What Exactly is the R in Resource-Oriented-Architectures?

As all of you know, one of the core concept of the Web of Things is design of RESTful things, that is having embedded devices proposing their services in a Resource-Oriented manner.

Today, once again, somebody was asking me but what is exactly a resource? Well good question! We all know (hem) what an Object is in Object Oriented Programming, we all know (hem HEM, yeah right!) what a service is in Service Oriented Architectures but what is a resource in a ROA?

I had this discussion with a good friend of mine (and a very good OO architect!) let’s name him, Patrik Fuhrer. His answer was that a resource is “information”.

I would extend this definition by mixing it with the definition of Leonard Richardson and Sam Ruby (guys I never go anywhere without your book anymore).
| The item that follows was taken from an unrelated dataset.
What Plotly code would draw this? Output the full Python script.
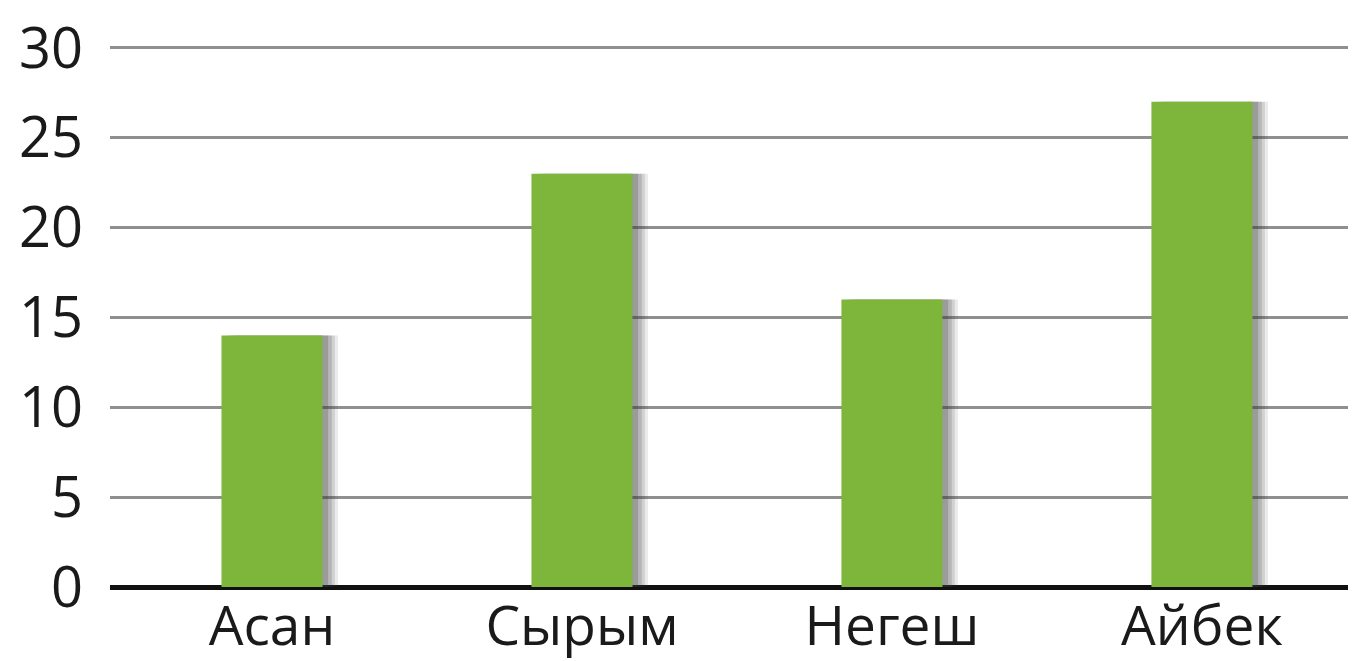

Inspired from their definition I would say a resource is:

Something, that can and that’s worth, getting a URI and links.

(For the records: updated according to Erik’s comment, used to be: Information, that can and that’s worth, getting a URI and links)

Now what do you think? I’m interested in your definitions. This might seem like a quite un-useful question but actually understanding that can greatly help us know where to stop creating resources.

Let’s say I have RFID tag read by some reader, i.e. an RFID event. Is the time at which the event was taken a resource itself or a part of the “event” resource. Should the information returned be entirely atomic, namely: the RFID event is a resource and every component of it is, in turn a resource. Or should we simply represent the time as part of the event.